A basic security precaution that every modern developer should use to prevent their software updates from being corrupted is "codesigning," Green points out. That safeguard requires any new code added to an application to be signed with an unforgeable cryptographic key. MeDoc didn't implement codesigning, which would have allowed any hacker that can intercept software updates to act as a "man-in-the-middle" and alter them to include a backdoor.

But even if the company had carefully signed its code, Green points out, it likely wouldn't have protected the victims in the MeDoc case. According to both the analyses of both Cisco Talos and ESET researchers, the hackers were deep enough in MeDoc's network that they likely could have stolen the cryptographic key and signed the malicious update themselves, or even added their backdoor directly into the source code before it would be compiled into an executable program, signed and distributed. "You’d be compiling straight from fresh ingredient into this malicious thing," Green says. "The poison is already in there."

Fake Vaccinations

None of this, it's important to point out, should dissuade people from updating and patching their software or using software that updates automatically, as companies like Google and Microsoft increasingly do with their products. One of the biggest threats of hijacking updates to deliver malware may in fact be that overreaction: As former ACLU technologist Chris Soghoian has analogized, exploiting that patching mechanism for delivering malware is akin to the CIA's reported use of a fake vaccination program to locate Osama Bin Laden. Soghoian was referring specifically to an early instance of a malicious software update, when malware known as Flame---widely believed to have been developed by the NSA---was delivered by compromising Microsoft's codesigning mechanism. "If we give consumers any reason to not trust the security update process, they will get infected," he said in a speech at the Personal Democracy Forum five years ago.

Codesigning no doubt makes compromising software updates far more difficult, requiring much deeper access to a target company for hackers to corrupt its code. That means codesigned software that's downloaded or updated from Google's Play Store or the Apple App Store is, for instance, far safer and thus significantly harder to compromise than a piece of software like MeDoc, distributed by a family-run Ukrainian company without codesigning. But even the App Store's security isn't perfect: Hackers two years ago distributed infected developer software that inserted malicious code into hundreds of iPhone apps in the App Store that were likely installed on millions of devices despite Apple's strict codesigning implementation.

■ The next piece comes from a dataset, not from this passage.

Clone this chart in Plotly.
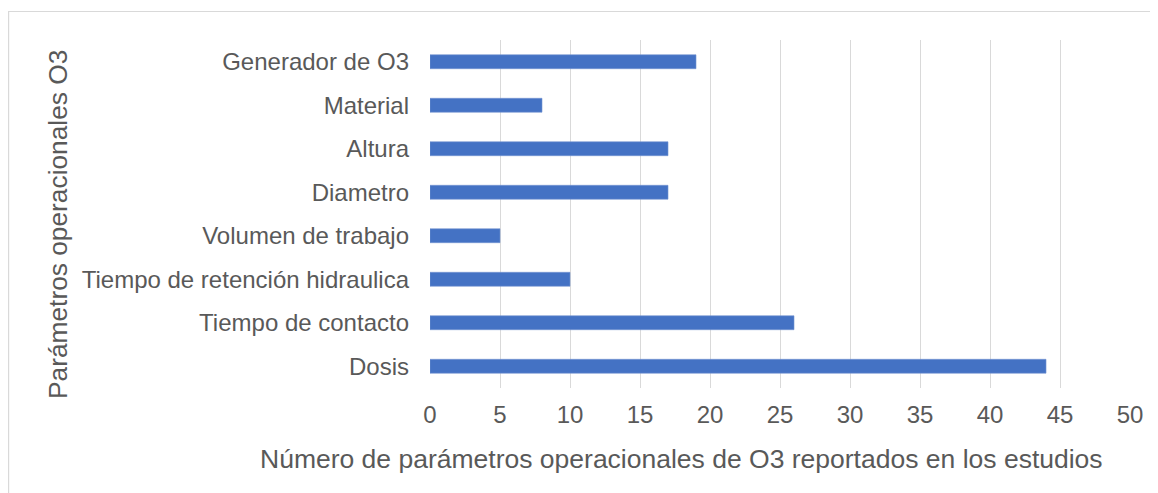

All of that means that on highly sensitive networks like the sort of critical infrastructure disabled by Petya, even "trusted" applications shouldn't be fully trusted. Systems administrators need to segment and compartmentalize their networks, restrict the privileges of even whitelisted software and keep careful backups in the case of any ransomware outbreak.

Otherwise, says Kaspersky's Raiu, it's only a matter of time until another software update debacle strikes. "If you identify software in critical infrastructure and you can compromise its updates," Raiu says, "the things you can do are limitless."